By: LT Clarence Harris
Marshay Gorman was the manager of my high school basketball team. I know what you’re thinking: Why is a former Naval Academy fullback babbling about the manager of my high school basketball squad in this innovation blog? Well, I’ll tell you…
Marshay handled all the team’s equipment during my freshman and sophomore years. Coach would always fuss about him shooting during the Junior Varsity and Varsity practices. He also had a tendency to dribble the ball at the most inopportune times and regularly got an earful of Coach as a result. Marshay loved the game, though. Inside that manager was a vision of greatness.
Day in and day out for two years Marshay would dribble and shoot hours before the team hit the court and he’d do it again hours after the late practices were over. Before and after games he practiced his tail off and continued to dream of becoming a part of the team and proving not only to himself but to everyone that believed and him that he could do it.
Greatness doesn’t come easy and making something happen against heavy odds is even harder. But then there was Marshay. During tryouts at the beginning of our junior season, the once-manager hit the court and shocked everyone. He had some serious game. The coaches saw it too and Marshay made the team. Even though he was fighting for an already-taken position, he become a starter quickly and went on to become the conference’s leading scorer. It was awesome to see all of his desire and determination come to life before all of our eyes.
We all often reflected on the vision that he had and the drive that he possessed to get to that point. He was humble and determined to make a positive contribution to our team and make us better than we were without him. We all know what he had gone through to get to this point and welcomed him with open arms. All those nonbelievers became believers and rooted him…US on!
Marshay was hungry. He not only had the desire to, but knew that he could help our basketball team in winning and becoming better as a whole. He know that he would have to work when others were resting he know that it would not be easy. He knew that if he simply told our coach that he wanted to play on the team and contribute that the coach wouldn’t entertain the idea. The guy had dreams. Dreaming about hitting that game winner was easy for Marshay – he loved the game of basketball.
What he had to do was do. And doing isn’t always easy. It’s work.
Ok, so what does any of this have to do with innovation, The Athena Project, or making our organization better? If you ask me I will quickly tell you that there are a lot of Marshay Gormans amongst us. People who have the dream, the vision, and are willing to put in the work to make a contribution to our Navy team. To make a change for the better.

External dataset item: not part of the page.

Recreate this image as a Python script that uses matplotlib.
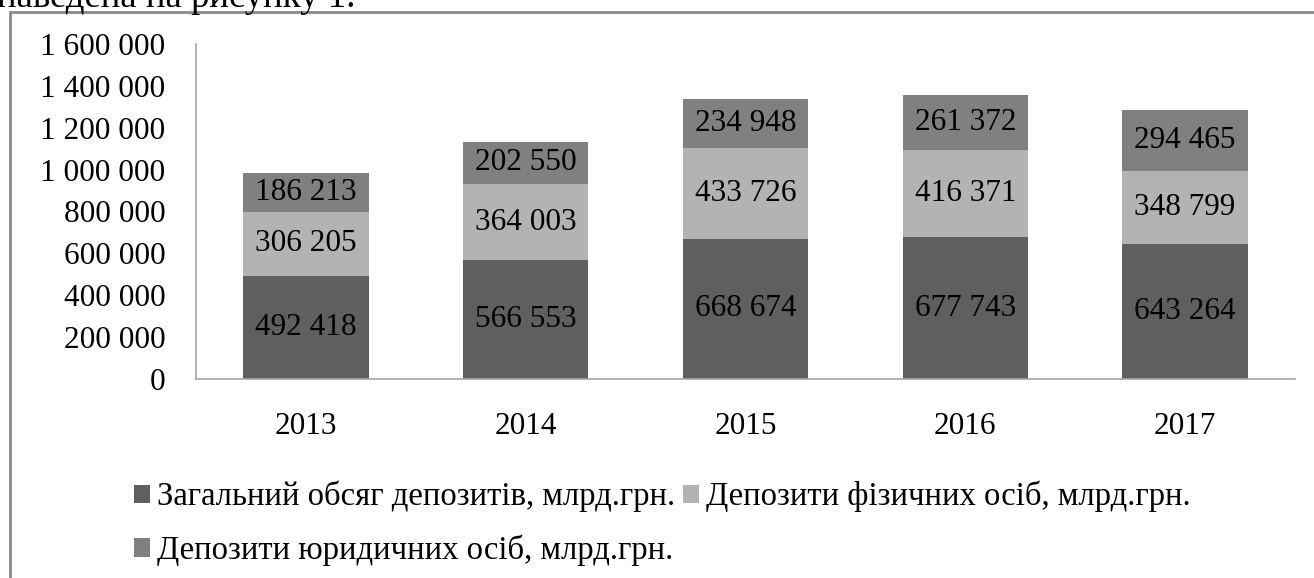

The tough part about it is that we can’t forget that this change may not happen in a week, a month or even a year. But we can’t give up. Having a vision is one thing, but putting in the work to make it happen is something else altogether. Sometimes things get rough, but we have to continue to believe in our ideas and not be deterred by any naysayers. We have to ‘Marshay Up’ – Work Hard. Work Late. Work Before. Work After. Do whatever it takes to make your vision come to life. Your contribution is needed and welcomed. And you will be backed up by everyone that understands the time, energy, and focus is essential to making a change for the better. And you to will be rooted on to the finish.
You just have to pick up the ball and start dribbling.
LT Harris is a Surface Warfare Officer assigned to USS BENFOLD (DDG 65) as Combat Systems Officer.